I know that is currently possible to download objects by byte range in Google Cloud Storage buckets.
const options = {
destination: destFileName,
start: startByte,
end: endByte,
};
await storage.bucket(bucketName).file(fileName).download(options);
However, I would need to read by line as the files I deal with are *.csv
:
await storage
.bucket(bucketName)
.file(fileName)
.download({ destination: '', lineStart: number, lineEnd: number });
I couldn't find any API for it, could anyone advise on how to achieve the desired behaviour?
You could not read a file line by line directly from Cloud Storage, as it stores them as objects , as shown on this answer:
The string you read from Google Storage is a string representation of a multipart form. It contains not only the uploaded file contents but also some metadata.
To read the file line by line as desired, I suggest loading it onto a variable and then parse the variable as needed.
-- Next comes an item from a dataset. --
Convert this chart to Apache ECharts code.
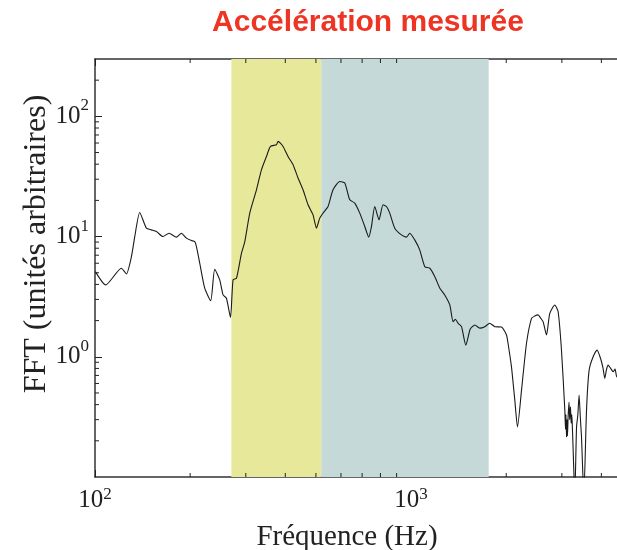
<!DOCTYPE html>
<html>
<head>
<meta charset="utf-8">
<script src="https://cdn.jsdelivr.net/npm/echarts@6.0.0/dist/echarts.min.js"></script>
<style>
  html, body { margin: 0; padding: 0; background: #ffffff; }
  #chart { width: 617px; height: 550px; }
</style>
</head>
<body>
<div id="chart"></div>
<script>
// Spectrum of the measured acceleration (FFT magnitude, arbitrary units)
const freqHz = [
  100.3, 108.1, 121.2, 125.7, 130.4, 133.6, 138.5, 145.4, 150.8, 156.4,
  164.1, 171.5, 180.9, 187.6, 194.6, 201.9, 206.8, 209.4, 214.5, 222.4,
  232.3, 239.2, 248.1, 254.2, 260.5, 268.3, 273.4, 280.3, 290.7, 297.8,
  308.8, 324.2, 336.2, 348.7, 359.1, 375.1, 379.5, 393.5, 408.1, 423.3,
  438.9, 455.2, 472.1, 489.6, 501.9, 514.1, 526.6, 546.1, 566.4, 594.9,
  617.0, 639.7, 663.5, 688.1, 713.7, 734.7, 749.3, 767.5, 791.9, 815.3,
  835.9, 856.2, 888.0, 932.4, 967.0, 990.6, 1027, 1065, 1105, 1146,
  1189, 1233, 1278, 1326, 1358, 1380, 1409, 1444, 1490, 1539, 1591,
  1650, 1711, 1774, 1841, 1932, 2004, 2027, 2078, 2129, 2171,
  2236, 2318, 2404, 2460, 2523, 2570, 2616, 2682, 2747, 2849, 2919, 2991,
  3065, 3080, 3090, 3103, 3115, 3125, 3139, 3160, 3175, 3194, 3210, 3225, 3241,
  3270, 3296, 3338, 3370, 3401, 3430, 3461, 3520,
  3590, 3659, 3767, 3878, 3950, 4004, 4050, 4102, 4150, 4202, 4280, 4358, 4420, 4477, 4600
];
const fftAmp = [
  5.11, 3.96, 5.45, 4.89, 6.81, 10.0, 15.85, 11.75, 11.37, 11.01,
  10.0, 10.67, 9.89, 10.67, 9.70, 9.26, 9.08, 8.25, 6.00, 3.72,
  2.93, 5.35, 4.36, 3.27, 3.07, 2.13, 4.36, 4.50, 7.27, 9.08,
  15.67, 24.5, 35.9, 46.4, 56.2, 58.1, 61.9, 56.2, 46.4, 39.6,
  30.7, 24.5, 18.37, 15.17, 11.75, 14.23, 15.67, 17.78, 24.5, 28.7,
  27.9, 20.2, 19.0, 15.67, 12.12, 9.89, 12.12, 17.78, 13.78, 18.37,
  17.78, 15.67, 11.75, 10.33, 9.89, 10.67, 9.39, 7.75, 5.62, 5.45,
  4.64, 3.72, 3.27, 2.70, 1.96, 2.05, 1.90, 1.78, 1.25, 1.70, 1.84,
  1.73, 1.78, 1.90, 1.78, 1.77, 1.52, 1.29, 0.825, 0.436, 0.261,
  0.528, 1.29, 2.09, 2.18, 2.23, 2.10, 1.96, 1.52, 2.30, 2.70, 2.37, 1.14,
  0.360, 0.250, 0.330, 0.215, 0.300, 0.220, 0.316, 0.420, 0.300, 0.383, 0.280, 0.330, 0.245,
  0.120, 0.07, 0.261, 0.330, 0.480, 0.320, 0.215, 0.07,
  0.360, 0.775, 1.0, 1.14, 1.02, 0.909, 0.800, 0.661, 0.780, 0.853, 0.800, 0.750, 0.790, 0.681, 0.72
];

// Frequency bands highlighted behind the curve (Hz)
const bandLow = [270, 520];
const bandHigh = [520, 1760];

// Axis ranges and minor tick positions
const xRange = [100, 5000];
const yRange = [0.1, 300];
const xMinorTicks = [200, 300, 400, 500, 600, 700, 800, 900, 2000, 3000, 4000];
const yMinorTicks = [0.2, 0.3, 0.4, 0.5, 0.6, 0.7, 0.8, 0.9,
                     2, 3, 4, 5, 6, 7, 8, 9,
                     20, 30, 40, 50, 60, 70, 80, 90, 200];

const INK = '#222222';
const SERIF = '"Liberation Serif", "DejaVu Serif", serif';
const MINOR_LEN = 4;

function powerLabel(v) {
  const e = Math.log10(v);
  const r = Math.round(e);
  if (Math.abs(e - r) > 1e-6 || r < 0) return '';
  return '{b|10}{s|' + r + '}';
}

function richFor(baseLineHeight) {
  return {
    b: { fontFamily: SERIF, fontSize: 25, color: INK, lineHeight: baseLineHeight },
    s: { fontFamily: SERIF, fontSize: 17, color: INK, lineHeight: 17, verticalAlign: 'top' }
  };
}

const frameLine = { show: true, lineStyle: { color: '#333333', width: 1.5 } };
const majorTick = { show: true, inside: true, length: 7, lineStyle: { color: INK, width: 1 } };

const chart = echarts.init(document.getElementById('chart'), null, { renderer: 'canvas' });

chart.setOption({
  animation: false,
  backgroundColor: '#ffffff',
  grid: { left: 95, top: 59, width: 537, height: 418, containLabel: false, outerBoundsMode: 'none' },
  xAxis: [
    {
      type: 'log', logBase: 10, min: xRange[0], max: xRange[1], position: 'bottom',
      axisLine: frameLine, axisTick: majorTick, splitLine: { show: false },
      axisLabel: {
        margin: 9, showMaxLabel: false, formatter: powerLabel, rich: richFor(28)
      }
    },
    {
      type: 'log', logBase: 10, min: xRange[0], max: xRange[1], position: 'top',
      axisLine: frameLine, axisTick: majorTick, splitLine: { show: false },
      axisLabel: { show: false }
    }
  ],
  yAxis: [
    {
      type: 'log', logBase: 10, min: yRange[0], max: yRange[1], position: 'left',
      axisLine: frameLine, axisTick: majorTick, splitLine: { show: false },
      axisLabel: {
        margin: 6, showMinLabel: false, showMaxLabel: false,
        formatter: powerLabel, rich: richFor(38)
      }
    }
  ],
  graphic: [
    {
      type: 'text', x: 368, y: 23, silent: true,
      style: {
        text: 'Accélération mesurée', fill: '#ee3524',
        font: 'bold 30px "Liberation Sans", Arial, sans-serif',
        align: 'center', verticalAlign: 'middle'
      }
    },
    {
      type: 'text', x: 347, y: 537, silent: true,
      style: {
        text: 'Fréquence (Hz)', fill: INK, font: '29px ' + SERIF,
        align: 'center', verticalAlign: 'middle'
      }
    },
    {
      type: 'text', x: 37, y: 244, rotation: Math.PI / 2, silent: true,
      style: {
        text: 'FFT (unités arbitraires)', fill: INK, font: '32px ' + SERIF,
        align: 'center', verticalAlign: 'middle'
      }
    }
  ],
  series: [
    {
      type: 'line',
      xAxisIndex: 0, yAxisIndex: 0,
      data: freqHz.map((f, i) => [f, fftAmp[i]]),
      showSymbol: false, symbol: 'none', smooth: 0.2,
      lineStyle: { color: '#1a1a1a', width: 1.1 },
      z: 3,
      markArea: {
        silent: true,
        data: [
          [{ xAxis: bandLow[0], itemStyle: { color: '#e8e89b', opacity: 1 } }, { xAxis: bandLow[1] }],
          [{ xAxis: bandHigh[0], itemStyle: { color: '#c5d9d8', opacity: 1 } }, { xAxis: bandHigh[1] }]
        ]
      }
    },
    {
      // minor ticks on the frequency axis, bottom and top edges
      type: 'custom', xAxisIndex: 0, yAxisIndex: 0, silent: true, clip: false, z: 5,
      data: xMinorTicks.map(f => [f, yRange[0]]),
      renderItem(params, api) {
        const f = api.value(0);
        const b = api.coord([f, yRange[0]]);
        const t = api.coord([f, yRange[1]]);
        return {
          type: 'group',
          children: [
            { type: 'line', shape: { x1: b[0], y1: b[1], x2: b[0], y2: b[1] - MINOR_LEN }, style: { stroke: INK, lineWidth: 1 } },
            { type: 'line', shape: { x1: t[0], y1: t[1], x2: t[0], y2: t[1] + MINOR_LEN }, style: { stroke: INK, lineWidth: 1 } }
          ]
        };
      }
    },
    {
      // minor ticks on the amplitude axis
      type: 'custom', xAxisIndex: 0, yAxisIndex: 0, silent: true, clip: false, z: 5,
      data: yMinorTicks.map(v => [xRange[0], v]),
      renderItem(params, api) {
        const p = api.coord([xRange[0], api.value(1)]);
        return {
          type: 'line',
          shape: { x1: p[0], y1: p[1], x2: p[0] + MINOR_LEN, y2: p[1] },
          style: { stroke: INK, lineWidth: 1 }
        };
      }
    }
  ]
});
</script>
</body>
</html>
You could use the sample code provided on this answer:
const { Storage } = require("@google-cloud/storage");
const storage = new Storage();
//Read file from Storage
var downloadedFile = storage
.bucket(bucketName)
.file(fileName)
.createReadStream();
// Concat Data
let fileBuffer = "";
downloadedFile
.on("data", function (data) {
fileBuffer += data;
})
.on("end", function () {
// CSV file data
//console.log(fileBuffer);
//Parse data using new line character as delimiter
var rows;
Papa.parse(fileBuffer, {
header: false,
delimiter: "\n",
complete: function (results) {
// Shows the parsed data on console
console.log("Finished:", results.data);
rows = results.data;
},
});
To parse the data, you could use a library like PapaParse as shown on this tutorial.